What you have to do >>
Each line in the material below, starting at the one with "Recreate this image" and ending at the one with "import pandas as pd", is to be reproduced exactly; no picture is to be copied.

Information supplied >>
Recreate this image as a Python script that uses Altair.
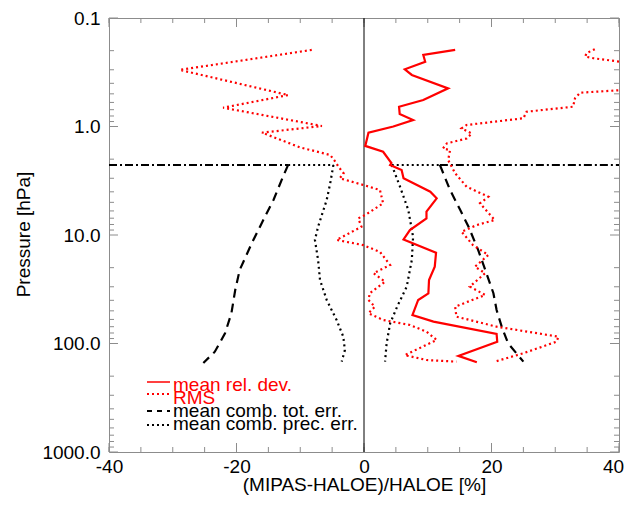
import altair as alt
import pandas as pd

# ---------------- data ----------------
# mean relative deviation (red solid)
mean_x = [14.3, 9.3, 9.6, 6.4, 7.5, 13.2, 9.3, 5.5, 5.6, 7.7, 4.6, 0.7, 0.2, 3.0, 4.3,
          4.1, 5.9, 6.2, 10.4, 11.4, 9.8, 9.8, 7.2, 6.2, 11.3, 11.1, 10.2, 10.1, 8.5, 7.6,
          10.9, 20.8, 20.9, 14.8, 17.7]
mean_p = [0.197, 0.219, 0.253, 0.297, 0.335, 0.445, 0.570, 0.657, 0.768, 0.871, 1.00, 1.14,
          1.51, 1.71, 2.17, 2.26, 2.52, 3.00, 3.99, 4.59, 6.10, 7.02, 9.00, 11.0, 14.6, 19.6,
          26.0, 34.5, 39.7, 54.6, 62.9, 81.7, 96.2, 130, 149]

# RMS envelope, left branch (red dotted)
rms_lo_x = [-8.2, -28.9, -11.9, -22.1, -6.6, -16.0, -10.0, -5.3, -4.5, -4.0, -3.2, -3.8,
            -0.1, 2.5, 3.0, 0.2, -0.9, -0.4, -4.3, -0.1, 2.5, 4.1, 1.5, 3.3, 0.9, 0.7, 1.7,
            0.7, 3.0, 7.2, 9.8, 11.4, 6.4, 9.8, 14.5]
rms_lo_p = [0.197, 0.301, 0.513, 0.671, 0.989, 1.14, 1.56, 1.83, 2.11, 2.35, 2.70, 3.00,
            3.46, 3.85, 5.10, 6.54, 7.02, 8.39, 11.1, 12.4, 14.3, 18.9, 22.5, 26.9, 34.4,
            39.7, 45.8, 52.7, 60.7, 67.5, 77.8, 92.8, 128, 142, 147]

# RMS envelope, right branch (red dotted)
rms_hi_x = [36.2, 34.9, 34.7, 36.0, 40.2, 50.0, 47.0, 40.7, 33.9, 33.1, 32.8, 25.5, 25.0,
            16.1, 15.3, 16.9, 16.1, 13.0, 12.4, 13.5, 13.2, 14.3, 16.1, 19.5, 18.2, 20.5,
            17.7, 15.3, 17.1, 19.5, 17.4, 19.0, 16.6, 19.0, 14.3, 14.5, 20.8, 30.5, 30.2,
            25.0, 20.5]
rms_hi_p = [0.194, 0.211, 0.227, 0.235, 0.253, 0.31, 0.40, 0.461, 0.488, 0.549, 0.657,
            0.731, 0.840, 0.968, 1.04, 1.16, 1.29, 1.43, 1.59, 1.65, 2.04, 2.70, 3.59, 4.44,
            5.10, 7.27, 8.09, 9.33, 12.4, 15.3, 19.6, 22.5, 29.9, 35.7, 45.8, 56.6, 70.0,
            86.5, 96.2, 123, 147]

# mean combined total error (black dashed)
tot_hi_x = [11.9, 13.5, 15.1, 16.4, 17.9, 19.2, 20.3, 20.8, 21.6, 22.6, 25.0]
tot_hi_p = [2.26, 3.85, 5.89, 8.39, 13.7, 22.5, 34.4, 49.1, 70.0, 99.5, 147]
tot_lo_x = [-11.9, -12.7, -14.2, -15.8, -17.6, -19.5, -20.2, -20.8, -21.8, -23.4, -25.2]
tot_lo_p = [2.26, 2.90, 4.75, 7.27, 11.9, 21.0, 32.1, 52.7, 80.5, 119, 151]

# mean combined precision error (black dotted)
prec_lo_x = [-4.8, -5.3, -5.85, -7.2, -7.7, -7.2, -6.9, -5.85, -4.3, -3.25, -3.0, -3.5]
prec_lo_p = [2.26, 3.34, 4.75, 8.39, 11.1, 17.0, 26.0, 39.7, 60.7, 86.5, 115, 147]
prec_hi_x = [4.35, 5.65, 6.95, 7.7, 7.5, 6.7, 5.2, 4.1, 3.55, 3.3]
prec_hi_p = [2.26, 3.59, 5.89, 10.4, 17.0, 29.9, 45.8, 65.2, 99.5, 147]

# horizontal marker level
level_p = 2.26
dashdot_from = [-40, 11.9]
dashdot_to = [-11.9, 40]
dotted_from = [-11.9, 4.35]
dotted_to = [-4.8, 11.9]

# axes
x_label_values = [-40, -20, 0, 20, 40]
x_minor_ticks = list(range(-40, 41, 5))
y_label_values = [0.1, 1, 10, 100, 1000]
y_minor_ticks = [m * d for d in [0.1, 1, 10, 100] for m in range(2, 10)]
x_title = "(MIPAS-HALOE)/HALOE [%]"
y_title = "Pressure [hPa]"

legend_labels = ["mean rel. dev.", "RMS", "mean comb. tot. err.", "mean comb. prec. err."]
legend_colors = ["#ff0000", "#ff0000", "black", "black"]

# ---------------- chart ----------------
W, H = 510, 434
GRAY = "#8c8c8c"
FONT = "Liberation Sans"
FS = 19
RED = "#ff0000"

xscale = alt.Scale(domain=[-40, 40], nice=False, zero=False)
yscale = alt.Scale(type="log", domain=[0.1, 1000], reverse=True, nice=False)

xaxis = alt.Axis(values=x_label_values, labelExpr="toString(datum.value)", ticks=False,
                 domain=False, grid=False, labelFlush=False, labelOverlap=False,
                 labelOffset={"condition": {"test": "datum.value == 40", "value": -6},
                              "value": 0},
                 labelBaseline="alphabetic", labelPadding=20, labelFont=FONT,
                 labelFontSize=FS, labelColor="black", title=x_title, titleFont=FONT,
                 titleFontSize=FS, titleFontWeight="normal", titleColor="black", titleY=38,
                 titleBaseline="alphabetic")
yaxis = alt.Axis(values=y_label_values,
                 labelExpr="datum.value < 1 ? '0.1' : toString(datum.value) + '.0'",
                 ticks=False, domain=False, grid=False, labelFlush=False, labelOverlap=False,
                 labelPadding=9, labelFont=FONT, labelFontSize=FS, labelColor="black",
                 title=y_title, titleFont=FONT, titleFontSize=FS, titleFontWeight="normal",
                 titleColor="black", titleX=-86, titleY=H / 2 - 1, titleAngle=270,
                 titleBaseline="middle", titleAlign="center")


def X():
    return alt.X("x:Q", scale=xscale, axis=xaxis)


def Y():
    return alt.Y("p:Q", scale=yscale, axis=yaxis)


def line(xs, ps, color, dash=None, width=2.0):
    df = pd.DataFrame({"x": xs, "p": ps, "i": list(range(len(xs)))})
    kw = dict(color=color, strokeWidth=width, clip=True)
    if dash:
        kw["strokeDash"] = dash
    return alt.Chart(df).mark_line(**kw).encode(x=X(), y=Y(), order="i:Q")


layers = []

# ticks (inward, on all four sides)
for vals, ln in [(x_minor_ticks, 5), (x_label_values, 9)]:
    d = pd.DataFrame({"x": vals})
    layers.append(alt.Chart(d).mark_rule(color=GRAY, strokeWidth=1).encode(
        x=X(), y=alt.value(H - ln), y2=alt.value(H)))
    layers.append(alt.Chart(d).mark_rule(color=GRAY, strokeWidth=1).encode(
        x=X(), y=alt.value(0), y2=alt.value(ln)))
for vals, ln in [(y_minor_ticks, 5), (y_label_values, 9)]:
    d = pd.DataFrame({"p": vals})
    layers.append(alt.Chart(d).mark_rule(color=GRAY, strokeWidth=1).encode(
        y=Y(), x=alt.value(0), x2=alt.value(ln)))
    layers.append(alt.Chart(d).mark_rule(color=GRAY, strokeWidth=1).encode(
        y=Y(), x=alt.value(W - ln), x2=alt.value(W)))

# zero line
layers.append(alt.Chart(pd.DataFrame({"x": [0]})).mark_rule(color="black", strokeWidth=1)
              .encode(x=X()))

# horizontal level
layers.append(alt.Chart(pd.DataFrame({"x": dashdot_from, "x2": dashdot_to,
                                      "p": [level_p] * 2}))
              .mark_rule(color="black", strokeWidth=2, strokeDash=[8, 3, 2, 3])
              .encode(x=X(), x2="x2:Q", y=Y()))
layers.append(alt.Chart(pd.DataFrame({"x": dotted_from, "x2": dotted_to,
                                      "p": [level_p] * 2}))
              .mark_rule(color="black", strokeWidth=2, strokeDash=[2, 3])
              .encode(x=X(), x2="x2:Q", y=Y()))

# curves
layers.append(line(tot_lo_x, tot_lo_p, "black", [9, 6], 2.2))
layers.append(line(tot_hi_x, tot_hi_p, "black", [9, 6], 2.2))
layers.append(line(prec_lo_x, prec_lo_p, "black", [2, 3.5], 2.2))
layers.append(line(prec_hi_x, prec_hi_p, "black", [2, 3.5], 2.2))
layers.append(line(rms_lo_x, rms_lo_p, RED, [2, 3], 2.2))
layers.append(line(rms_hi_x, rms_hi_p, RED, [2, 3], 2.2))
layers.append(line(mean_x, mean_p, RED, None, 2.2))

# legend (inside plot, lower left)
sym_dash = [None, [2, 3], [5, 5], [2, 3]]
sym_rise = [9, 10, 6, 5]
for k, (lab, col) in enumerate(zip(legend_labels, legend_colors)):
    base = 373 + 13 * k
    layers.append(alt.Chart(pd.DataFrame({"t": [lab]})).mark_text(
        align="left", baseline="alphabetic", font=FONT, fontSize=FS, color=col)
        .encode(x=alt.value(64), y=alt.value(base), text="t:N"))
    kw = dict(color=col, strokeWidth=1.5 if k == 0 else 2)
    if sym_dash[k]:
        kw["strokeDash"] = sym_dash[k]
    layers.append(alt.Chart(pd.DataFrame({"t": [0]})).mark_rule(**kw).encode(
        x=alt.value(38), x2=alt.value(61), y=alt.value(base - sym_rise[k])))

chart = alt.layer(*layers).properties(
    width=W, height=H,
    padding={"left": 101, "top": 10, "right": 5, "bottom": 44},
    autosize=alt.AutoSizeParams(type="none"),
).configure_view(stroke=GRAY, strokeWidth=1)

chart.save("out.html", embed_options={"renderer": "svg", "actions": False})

---

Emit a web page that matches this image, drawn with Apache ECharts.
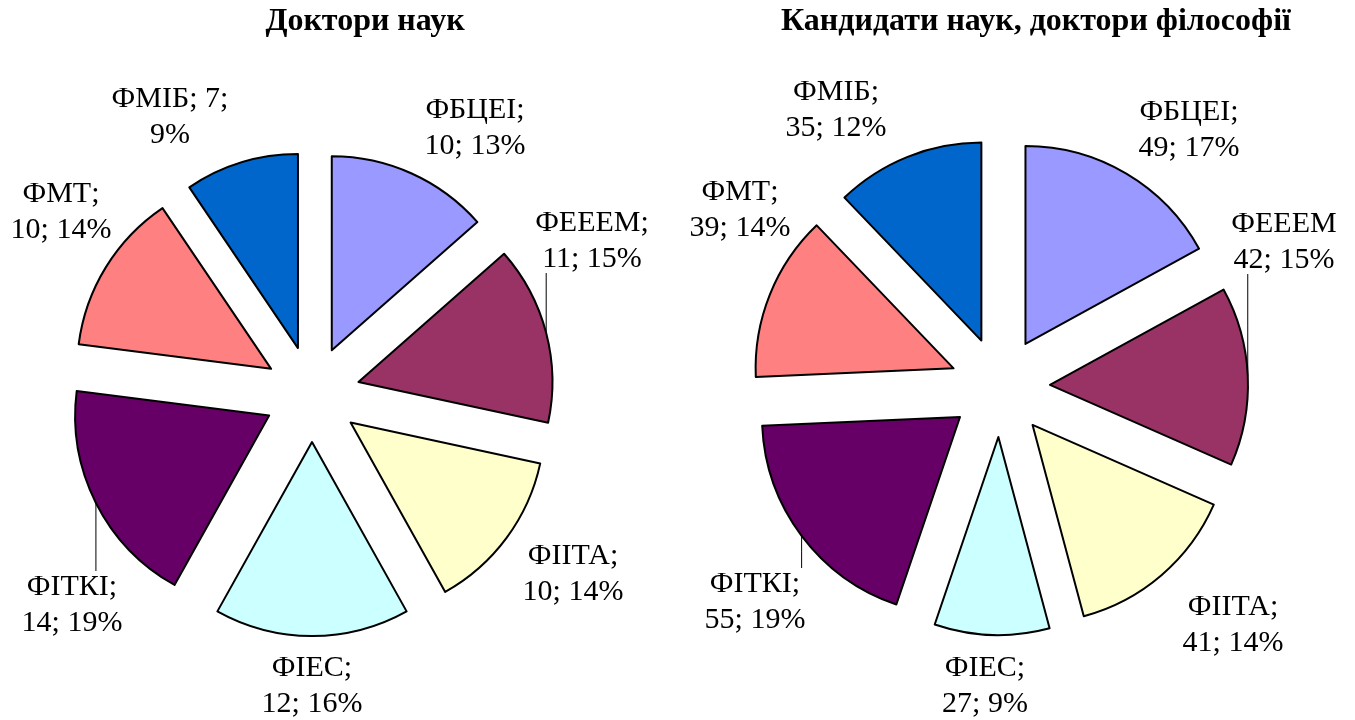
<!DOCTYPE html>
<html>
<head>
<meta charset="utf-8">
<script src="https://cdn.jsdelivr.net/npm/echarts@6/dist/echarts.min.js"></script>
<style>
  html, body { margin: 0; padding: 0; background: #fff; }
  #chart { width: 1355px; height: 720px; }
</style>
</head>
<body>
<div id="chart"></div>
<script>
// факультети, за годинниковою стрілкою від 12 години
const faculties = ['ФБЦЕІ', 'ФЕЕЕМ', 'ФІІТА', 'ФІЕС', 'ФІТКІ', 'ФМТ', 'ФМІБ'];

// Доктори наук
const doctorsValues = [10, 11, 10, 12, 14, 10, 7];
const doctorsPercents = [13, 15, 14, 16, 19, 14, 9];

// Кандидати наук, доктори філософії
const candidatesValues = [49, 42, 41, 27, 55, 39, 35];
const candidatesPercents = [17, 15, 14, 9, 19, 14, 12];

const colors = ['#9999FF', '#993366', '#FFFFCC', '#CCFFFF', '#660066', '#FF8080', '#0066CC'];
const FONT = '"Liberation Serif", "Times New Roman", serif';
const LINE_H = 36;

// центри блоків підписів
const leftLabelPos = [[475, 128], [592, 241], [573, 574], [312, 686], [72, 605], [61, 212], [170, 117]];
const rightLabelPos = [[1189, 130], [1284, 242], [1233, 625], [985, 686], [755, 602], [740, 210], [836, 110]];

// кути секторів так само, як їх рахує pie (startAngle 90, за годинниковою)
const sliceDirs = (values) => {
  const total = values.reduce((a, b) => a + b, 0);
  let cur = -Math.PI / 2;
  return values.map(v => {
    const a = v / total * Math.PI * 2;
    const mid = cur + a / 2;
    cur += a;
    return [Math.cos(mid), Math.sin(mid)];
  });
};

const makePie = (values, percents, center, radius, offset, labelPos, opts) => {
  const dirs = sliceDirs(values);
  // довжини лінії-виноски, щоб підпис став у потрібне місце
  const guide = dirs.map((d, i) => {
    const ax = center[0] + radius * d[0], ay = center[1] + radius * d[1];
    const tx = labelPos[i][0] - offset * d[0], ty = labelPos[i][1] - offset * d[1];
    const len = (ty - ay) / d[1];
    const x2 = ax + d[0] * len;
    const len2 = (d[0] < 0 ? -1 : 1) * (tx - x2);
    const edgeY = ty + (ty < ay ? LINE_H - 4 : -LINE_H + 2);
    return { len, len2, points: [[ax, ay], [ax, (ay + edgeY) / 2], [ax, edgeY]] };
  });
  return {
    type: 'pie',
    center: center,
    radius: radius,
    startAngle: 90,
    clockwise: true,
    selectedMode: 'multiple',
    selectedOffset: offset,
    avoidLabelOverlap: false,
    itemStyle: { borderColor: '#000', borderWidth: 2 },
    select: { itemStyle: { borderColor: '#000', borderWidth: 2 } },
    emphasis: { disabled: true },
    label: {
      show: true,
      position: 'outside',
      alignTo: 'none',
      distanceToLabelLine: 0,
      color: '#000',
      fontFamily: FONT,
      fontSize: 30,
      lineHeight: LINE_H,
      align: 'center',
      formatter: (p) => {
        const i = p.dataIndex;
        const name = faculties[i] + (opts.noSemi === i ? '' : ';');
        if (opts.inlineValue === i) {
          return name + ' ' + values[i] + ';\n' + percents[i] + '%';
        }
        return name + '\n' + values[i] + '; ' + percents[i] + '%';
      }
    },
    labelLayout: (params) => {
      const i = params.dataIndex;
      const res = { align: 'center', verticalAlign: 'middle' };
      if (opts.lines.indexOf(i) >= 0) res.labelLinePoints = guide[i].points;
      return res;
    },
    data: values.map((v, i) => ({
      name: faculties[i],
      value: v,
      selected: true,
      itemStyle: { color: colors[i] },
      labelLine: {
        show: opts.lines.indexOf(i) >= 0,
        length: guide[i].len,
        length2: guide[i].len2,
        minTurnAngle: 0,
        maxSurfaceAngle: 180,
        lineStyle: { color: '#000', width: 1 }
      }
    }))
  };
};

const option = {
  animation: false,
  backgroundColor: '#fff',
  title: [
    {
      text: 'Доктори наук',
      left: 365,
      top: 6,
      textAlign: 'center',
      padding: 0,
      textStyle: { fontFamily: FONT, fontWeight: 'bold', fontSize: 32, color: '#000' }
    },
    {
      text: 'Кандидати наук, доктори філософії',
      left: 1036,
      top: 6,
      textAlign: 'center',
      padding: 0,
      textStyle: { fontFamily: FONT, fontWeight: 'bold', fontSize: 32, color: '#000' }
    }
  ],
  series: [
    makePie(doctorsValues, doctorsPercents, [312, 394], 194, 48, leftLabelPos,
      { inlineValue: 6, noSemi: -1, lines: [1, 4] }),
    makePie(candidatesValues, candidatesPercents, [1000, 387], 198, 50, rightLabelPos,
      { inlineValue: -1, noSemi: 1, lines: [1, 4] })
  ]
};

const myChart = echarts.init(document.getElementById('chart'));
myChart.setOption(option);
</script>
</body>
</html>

Correct output >>
Recreate this image as a Python script that uses Altair.
import altair as alt
import pandas as pd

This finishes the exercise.